One of the few drawbacks within the game is some lousy camera angles that you can choose from, the standard one being a third-person perspective, the other options seeming largely misplaced. You are offered one view from the rider's perspective but with too much of the bike visible and the camera feeling too far back to be considered a 'true' rider experience. The next option seems better as it takes in all of the track but is mounted foolishly low on the bike so that the view is mainly tarmac and makes it very hard to judge corners. The last option sees you from third-person again, but allows the bike to move more instead of staying dead central, which feels like you're on the bike behind rather than your actual machine.

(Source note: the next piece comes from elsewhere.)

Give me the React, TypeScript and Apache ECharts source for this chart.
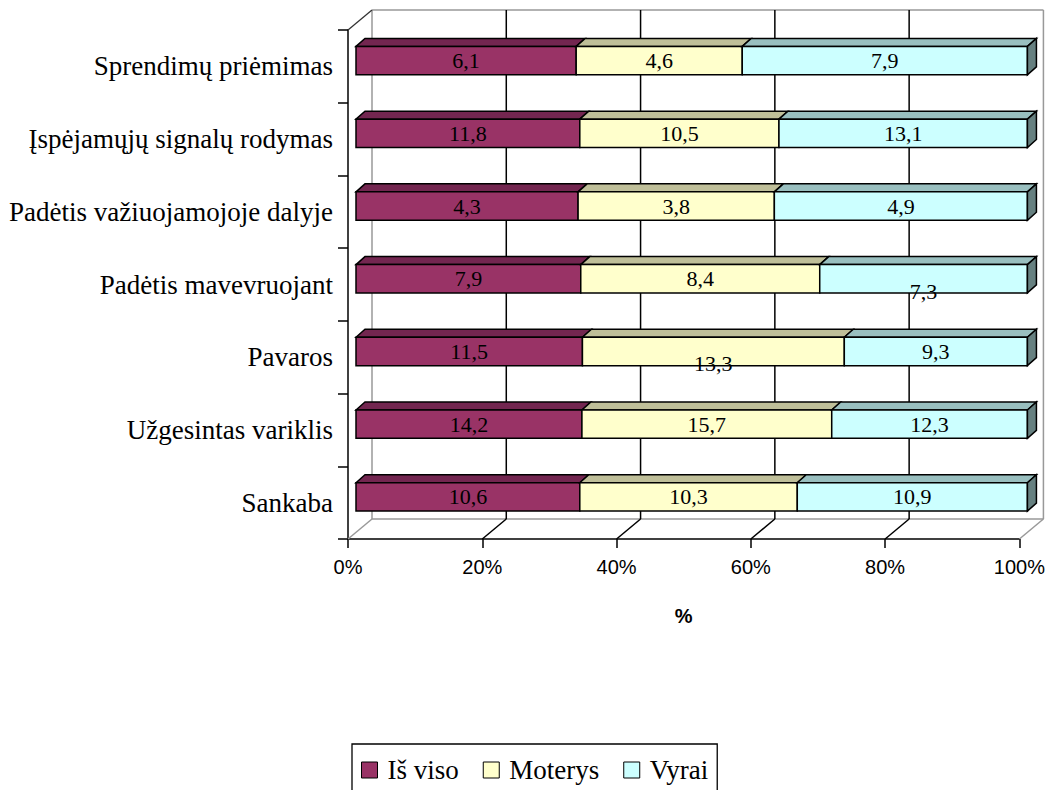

To summarise, SBK-07 would seem to have all the necessary ingredients to keep both casual gamers and hardcore Superbike fans happy. With the variable difficulty and realism settings you should be able to find the perfect balance to suit your needs. Superbike fans should be pleased with the licensing agreements in place that must bolster the authentic feel of the game, but are sure to have some concerns over the ride of individual bikes or the courses that I cannot simply comment on. Casual gamers should also be safe in the knowledge that the game can be simple, if you want it to be, and does deliver satisfaction when you manage to perfect the overtaking of an opponent into a corner to claim pole position. There are certain drawbacks with the graphics and camera positioning but these shouldn't be too much of a distraction. Improved versions are due to be released on Xbox 360, PS3 and PC which should enable online multiplayer which will enhance the satisfaction of gaining pole. When push comes to shove, Superbike games have a limited appeal with only fans of the sport usually willing to part with their cash, but for those of you that don't know too much about the sport this is a good introduction. Now... where did I put that BMX?